I was also stunned by Rosenkrantz’s reference to the “conscience” of the law schools — that clearly means that any time the law school by “conscience” decalres a war to be immoral, or certain ideas to be immoral, they reserve the right to discriminate against access by their students to employers who share the “immorality du hour.”
Can’t remember if it was Breyer or Kennedy, but one of the strongest questions was: will the law schools deny access to recruitment by law firms that take on cases against gay marriage. Excellent point, and another weakness in the Rosenkrantz presentation and rationale.
A discriminatory preference is not the same as being against all discrimnation, so the moral force or “conscience” argument was pretextual at best.
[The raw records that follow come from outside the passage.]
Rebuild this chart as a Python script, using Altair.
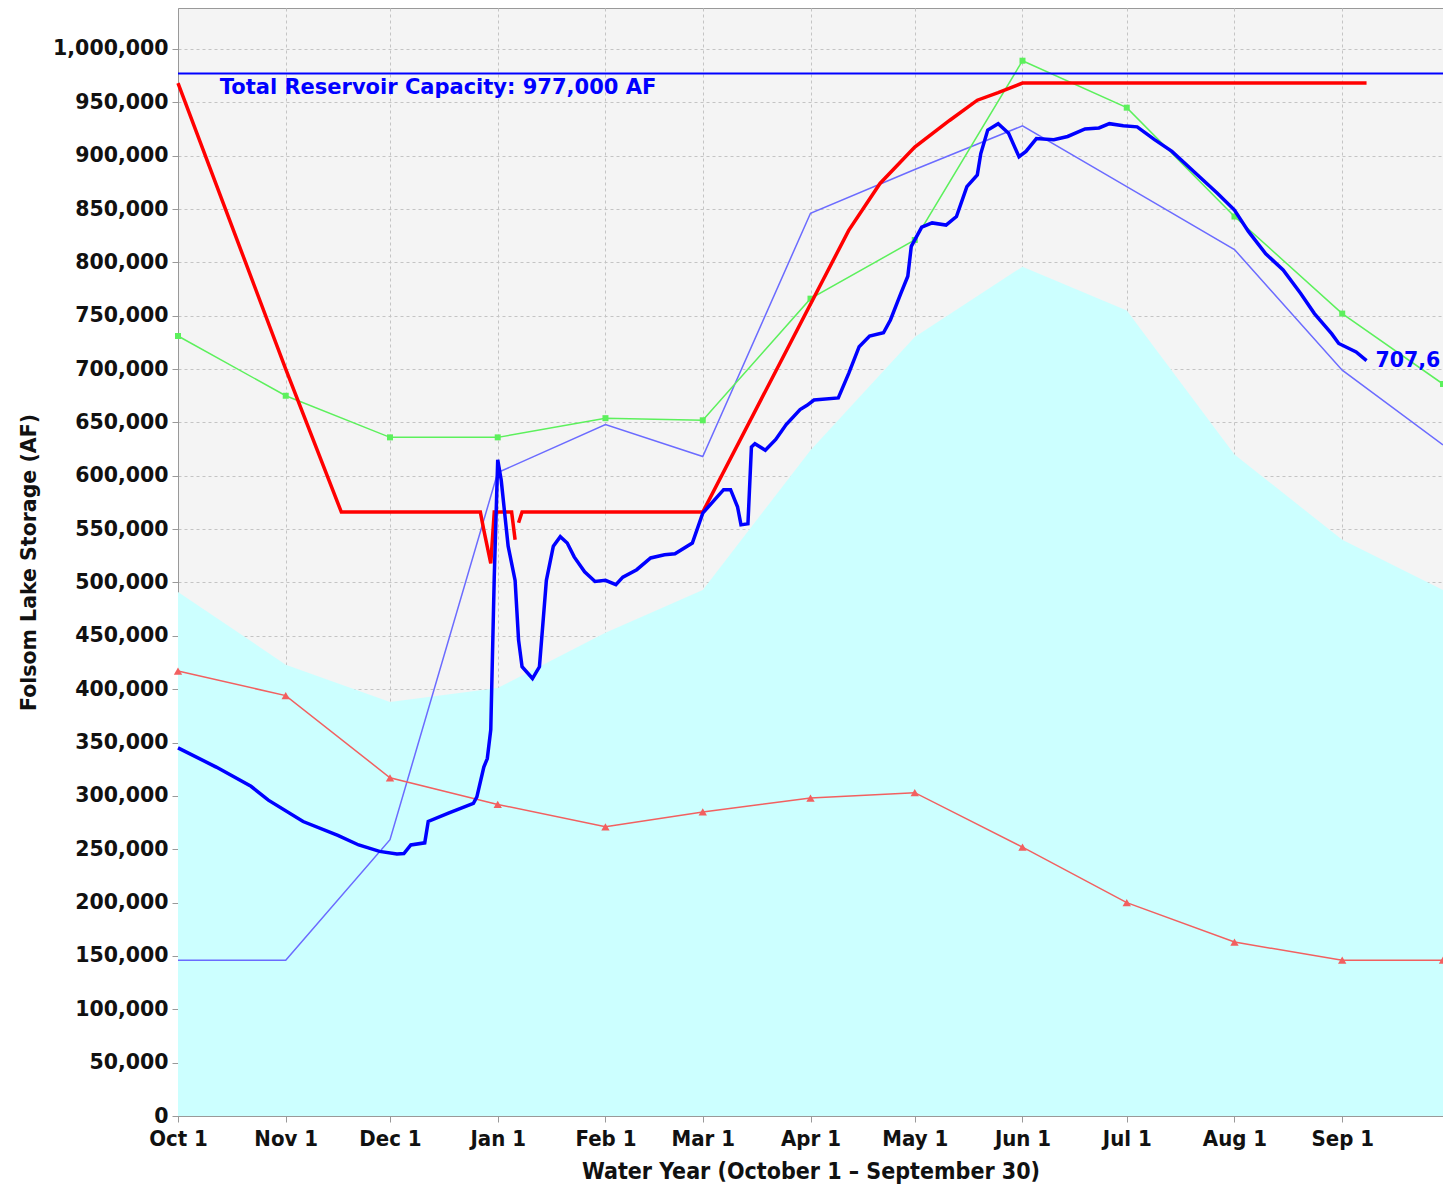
import altair as alt
import pandas as pd

# ---------------- data ----------------
months = ["2016-10-01", "2016-11-01", "2016-12-01", "2017-01-01", "2017-02-01",
          "2017-03-01", "2017-04-01", "2017-05-01", "2017-06-01", "2017-07-01",
          "2017-08-01", "2017-09-01", "2017-09-30"]

avg_storage = [491000, 423000, 388000, 401000, 453000, 493000, 624000,
               730000, 796000, 755000, 620000, 540000, 493000]
thin_blue = [146000, 146000, 259000, 603000, 648000, 618000, 846000,
             887000, 928000, 871000, 812000, 699000, 629000]
green_vals = [731000, 675000, 636000, 636000, 654000, 652000, 766000,
              821000, 989000, 945000, 843000, 752000, 686000]
tri_vals = [417000, 394000, 317000, 292000, 271000, 285000, 298000,
            303000, 252000, 200000, 163000, 146000, 146000]

rule_dates = ["2016-10-01", "2016-11-01", "2016-11-17", "2016-12-27", "2016-12-28",
              "2016-12-30", "2016-12-31", "2017-01-05", "2017-01-06",
              "2017-01-07", "2017-01-08", "2017-03-01", "2017-04-12", "2017-04-21",
              "2017-05-01", "2017-05-11", "2017-05-19", "2017-05-25", "2017-06-01",
              "2017-09-08"]
rule_vals = [968000, 700000, 566000, 566000, 549000,
             518000, 566000, 566000, 540000,
             556000, 566000, 566000, 830000, 874000,
             908000, 933000, 952000, 959000, 968000,
             968000]
rule_seg = [1, 1, 1, 1, 1, 1, 1, 1, 1,
            2, 2, 2, 2, 2, 2, 2, 2, 2, 2, 2]

blue_dates = [
    "2016-10-01", "2016-10-12", "2016-10-22", "2016-10-27", "2016-11-06", "2016-11-16",
    "2016-11-22", "2016-11-28", "2016-12-03", "2016-12-05", "2016-12-07", "2016-12-11",
    "2016-12-12", "2016-12-18", "2016-12-25", "2016-12-26", "2016-12-28", "2016-12-29",
    "2016-12-30", "2016-12-31", "2017-01-01", "2017-01-02", "2017-01-04", "2017-01-06",
    "2017-01-07", "2017-01-08", "2017-01-11", "2017-01-13", "2017-01-15", "2017-01-17",
    "2017-01-19", "2017-01-21", "2017-01-23", "2017-01-26", "2017-01-29", "2017-02-01",
    "2017-02-04", "2017-02-06", "2017-02-10", "2017-02-14", "2017-02-18", "2017-02-21",
    "2017-02-26", "2017-03-01", "2017-03-04", "2017-03-07", "2017-03-09", "2017-03-11",
    "2017-03-12", "2017-03-14", "2017-03-15", "2017-03-16", "2017-03-19", "2017-03-22",
    "2017-03-25", "2017-03-29", "2017-03-31", "2017-04-02", "2017-04-09", "2017-04-12",
    "2017-04-15", "2017-04-18", "2017-04-22", "2017-04-24", "2017-04-27", "2017-04-29",
    "2017-04-30", "2017-05-03", "2017-05-06", "2017-05-10", "2017-05-13", "2017-05-16",
    "2017-05-19", "2017-05-20", "2017-05-22", "2017-05-25", "2017-05-28", "2017-05-31",
    "2017-06-02", "2017-06-05", "2017-06-10", "2017-06-14", "2017-06-19", "2017-06-23",
    "2017-06-26", "2017-06-30", "2017-07-04", "2017-07-09", "2017-07-14", "2017-07-22",
    "2017-07-27", "2017-08-01", "2017-08-05", "2017-08-10", "2017-08-15", "2017-08-20",
    "2017-08-24", "2017-08-29", "2017-08-31", "2017-09-05", "2017-09-08"]
blue_vals = [
    345000, 327000, 309000, 296000, 276000, 263000,
    254000, 248000, 245500, 246000, 254000, 256000,
    276000, 284000, 293000, 299000, 327000, 335000,
    362000, 505000, 615000, 596000, 534000, 502000,
    446000, 421000, 410000, 421000, 502000, 534000,
    543000, 537000, 524000, 510000, 501000, 502000,
    498000, 505000, 512000, 523000, 526000, 527000,
    537000, 565000, 576000, 587000, 587000, 571000,
    554000, 555000, 627000, 630000, 624000, 634000,
    648000, 662000, 666000, 671000, 673000, 696000,
    721000, 731000, 734000, 746000, 771000, 787000,
    815000, 833000, 837000, 835000, 843000, 871000,
    882000, 902000, 924000, 930000, 921000, 899000,
    904000, 916000, 915000, 918000, 925000, 926000,
    930000, 928000, 927000, 915000, 904000, 880000,
    865000, 849000, 829000, 808000, 793000, 771000,
    752000, 733000, 724000, 716000, 708000]

CAPACITY = 977000
capacity_label = "Total Reservoir Capacity: 977,000 AF"
capacity_label_date = "2016-10-13"
last_label = "707,6"

y_ticks = list(range(0, 1000001, 50000))

# ---------------- tables ----------------
monthly = pd.DataFrame({"date": months, "avg": avg_storage, "thin": thin_blue,
                        "green": green_vals, "tri": tri_vals})
rule_df = pd.DataFrame({"date": rule_dates, "value": rule_vals, "seg": rule_seg})
blue_df = pd.DataFrame({"date": blue_dates, "value": blue_vals})
cap_df = pd.DataFrame({"date": [capacity_label_date], "value": [CAPACITY], "label": [capacity_label]})
last_df = pd.DataFrame({"date": [blue_dates[-1]], "value": [blue_vals[-1]], "label": [last_label]})

# ---------------- scales / axes ----------------
YFONT = "DejaVu Sans"
XFONT = "DejaVu Sans Condensed"

x_scale = alt.Scale(type="utc",
                    domain=[alt.DateTime(year=2016, month=10, date=1, utc=True),
                            alt.DateTime(year=2017, month=9, date=30, utc=True)],
                    nice=False)
y_scale = alt.Scale(domain=[0, 1038400], nice=False, zero=True)

x_axis = alt.Axis(format="%b %-d", tickCount=alt.TimeIntervalStep(interval="month", step=1),
                  labelFont=XFONT, labelFontWeight="bold", labelFontSize=22, labelColor="#111111",
                  labelPadding=6, labelOverlap=False, labelFlush=False,
                  title="Water Year (October 1 – September 30)", titleFont=XFONT,
                  titleFontWeight="bold", titleFontSize=23, titleColor="#111111", titlePadding=11,
                  grid=True, gridDash=[3, 3], gridColor="#c4c4c4", gridWidth=1,
                  domainColor="#999999", tickColor="#999999", tickSize=6)
y_axis = alt.Axis(values=y_ticks, format=",d",
                  labelFont=YFONT, labelFontWeight="bold", labelFontSize=20.5, labelColor="#111111",
                  labelPadding=4,
                  title="Folsom Lake Storage (AF)", titleFont=YFONT, titleFontWeight="bold",
                  titleFontSize=20.5, titleColor="#111111", titlePadding=13,
                  grid=True, gridDash=[3, 3], gridColor="#c4c4c4", gridWidth=1,
                  domainColor="#999999", tickColor="#999999", tickSize=6)


def X():
    return alt.X("date:T", scale=x_scale, axis=x_axis)


def Y(field):
    return alt.Y(f"{field}:Q", scale=y_scale, axis=y_axis)


area = alt.Chart(monthly).mark_area(color="#ccffff", opacity=1).encode(x=X(), y=Y("avg"))
thin = alt.Chart(monthly).mark_line(color="#6b6bff", strokeWidth=1.5).encode(x=X(), y=Y("thin"))
tri = alt.Chart(monthly).mark_line(
    color="#f26060", strokeWidth=1.5,
    point=alt.OverlayMarkDef(shape="triangle-up", filled=True, size=70, color="#f26060", opacity=1)
).encode(x=X(), y=Y("tri"))
green = alt.Chart(monthly).mark_line(
    color="#5cf05c", strokeWidth=1.5,
    point=alt.OverlayMarkDef(shape="square", filled=True, size=36, color="#5cf05c", opacity=1)
).encode(x=X(), y=Y("green"))
cap_rule = alt.Chart(cap_df).mark_rule(color="#0000ff", strokeWidth=2).encode(y=Y("value"))
rule_line = alt.Chart(rule_df).mark_line(color="#ff0000", strokeWidth=3.5).encode(
    x=X(), y=Y("value"), detail="seg:N")
blue_line = alt.Chart(blue_df).mark_line(color="#0000ff", strokeWidth=3.5).encode(x=X(), y=Y("value"))
cap_text = alt.Chart(cap_df).mark_text(align="left", baseline="middle", dy=14, font=YFONT,
                                       fontWeight="bold", fontSize=21, color="#0000ff").encode(
    x=X(), y=Y("value"), text="label:N")
last_text = alt.Chart(last_df).mark_text(align="left", baseline="middle", dx=9, font=YFONT,
                                         fontWeight="bold", fontSize=20.5, color="#0000ff").encode(
    x=X(), y=Y("value"), text="label:N")

chart = alt.layer(area, thin, tri, green, cap_rule, rule_line, blue_line, cap_text, last_text).properties(
    width=1265, height=1108,
    padding={"left": 170, "top": 0, "right": 0, "bottom": 70},
    autosize=alt.AutoSizeParams(type="none"),
    background="white",
).configure_view(fill="#f4f4f4", stroke="#999999", strokeWidth=1)

chart.save("out.html", embed_options={"renderer": "svg", "actions": False})
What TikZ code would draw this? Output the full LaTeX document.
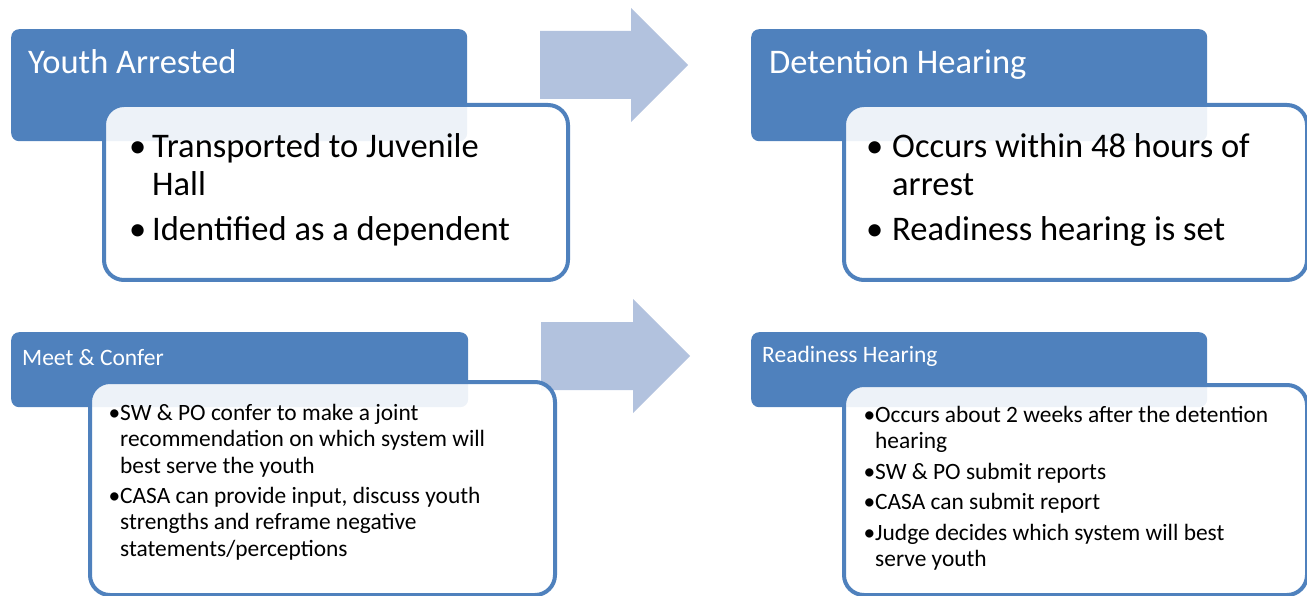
\documentclass[tikz,border=0pt]{standalone}
\usepackage{fontspec}
\setmainfont{Carlito}
\usetikzlibrary{positioning}
\definecolor{headblue}{HTML}{4F81BD}
\definecolor{arrowblue}{HTML}{B2C2DE}
\newcommand{\bigdot}[1]{\makebox[#1][l]{\kern-5pt\textbullet}}
\newcommand{\smalldot}{\makebox[10pt][l]{\kern-1.5pt\textbullet}}
\tikzset{
  headbox/.style={fill=headblue, rounded corners=8pt, inner sep=0pt, anchor=north west},
  bodybox/.style={draw=headblue, line width=4pt, fill=white, fill opacity=0.9, rounded corners=20pt, inner sep=0pt, anchor=north west},
  bigtitle/.style={text=white, font=\fontsize{34.5}{40}\selectfont, inner sep=0pt, anchor=base west},
  smalltitle/.style={text=white, font=\fontsize{23.5}{28}\selectfont, inner sep=0pt, anchor=base west},
  bigitems/.style={font=\fontsize{34.5}{38}\selectfont, inner sep=0pt, anchor=base west},
  smallitems/.style={font=\fontsize{23.4}{26.5}\selectfont, inner sep=0pt, anchor=base west},
  flowarrow/.style={fill=arrowblue}
}
\begin{document}
\begin{tikzpicture}[x=1pt, y=-1pt]
		\useasboundingbox (0,0) rectangle (1307,596);

		\fill[flowarrow] (540,31) -- (631,31) -- (631,8) -- (688,65) -- (631,122) -- (631,99) -- (540,99) -- cycle;
		\fill[flowarrow] (541,322) -- (633,322) -- (633,299) -- (690,356) -- (633,413) -- (633,390) -- (541,390) -- cycle;

		\node[headbox, minimum width=456pt, minimum height=112pt] (arrested) at (11,29) {};
		\node[bodybox, minimum width=464pt, minimum height=175pt] (arrestedbody) at (102,103) {};
		\node[bigtitle] (arrestedtitle) at (28,74) {Youth Arrested};
		\node[bigitems] (arresteditems) at (134,158) {\begin{tabular}[t]{@{}l@{}l@{}}
			\bigdot{18pt} & Transported to Juvenile\\
			& Hall\\[7pt]
			\bigdot{18pt} & Identified as a dependent
		\end{tabular}};

		\node[headbox, minimum width=456pt, minimum height=112pt] (detention) at (751,29) {};
		\node[bodybox, minimum width=463pt, minimum height=175pt] (detentionbody) at (842,103) {};
		\node[bigtitle] (detentiontitle) at (769,74) {Detention Hearing};
		\node[bigitems] (detentionitems) at (871,158) {\begin{tabular}[t]{@{}l@{}l@{}}
			\bigdot{21pt} & Occurs within 48 hours of\\
			& arrest\\[7pt]
			\bigdot{21pt} & Readiness hearing is set
		\end{tabular}};

		\node[headbox, minimum width=457pt, minimum height=75pt] (confer) at (11,332) {};
		\node[bodybox, minimum width=465pt, minimum height=213pt] (conferbody) at (88,380) {};
		\node[smalltitle] (confertitle) at (22,365) {Meet \& Confer};
		\node[smallitems] (conferitems) at (110,420) {\begin{tabular}[t]{@{}l@{}l@{}}
			\smalldot & SW \& PO confer to make a joint\\
			& recommendation on which system will\\
			& best serve the youth\\[3.5pt]
			\smalldot & CASA can provide input, discuss youth\\
			& strengths and reframe negative\\
			& statements/perceptions
		\end{tabular}};

		\node[headbox, minimum width=456pt, minimum height=75pt] (readiness) at (751,332) {};
		\node[bodybox, minimum width=463pt, minimum height=210pt] (readinessbody) at (842,383) {};
		\node[smalltitle] (readinesstitle) at (762,362) {Readiness Hearing};
		\node[smallitems] (readinessitems) at (865,422) {\begin{tabular}[t]{@{}l@{}l@{}}
			\smalldot & Occurs about 2 weeks after the detention\\
			& hearing\\[4pt]
			\smalldot & SW \& PO submit reports\\[4pt]
			\smalldot & CASA can submit report\\[4pt]
			\smalldot & Judge decides which system will best\\
			& serve youth
		\end{tabular}};

	\end{tikzpicture}
\end{document}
Comment by Allan — December 7, 2005 @ 9:25 am
vnjagvet, I disagree. While, arguably, this case raises awareness among the affected population, it further heightens the divide between the elite educational institutions and the rest of the country and, more importantly, between the professional officer corps and the elite educational institutions. That is a troubling and growing apspect of U.S. life (see, e.g., Robert Kaplan’s work on the issue) and, while certainly both sides are to be blamed (some of the actions at the AFA are quite uncalled for), needs to be addressed and remedied.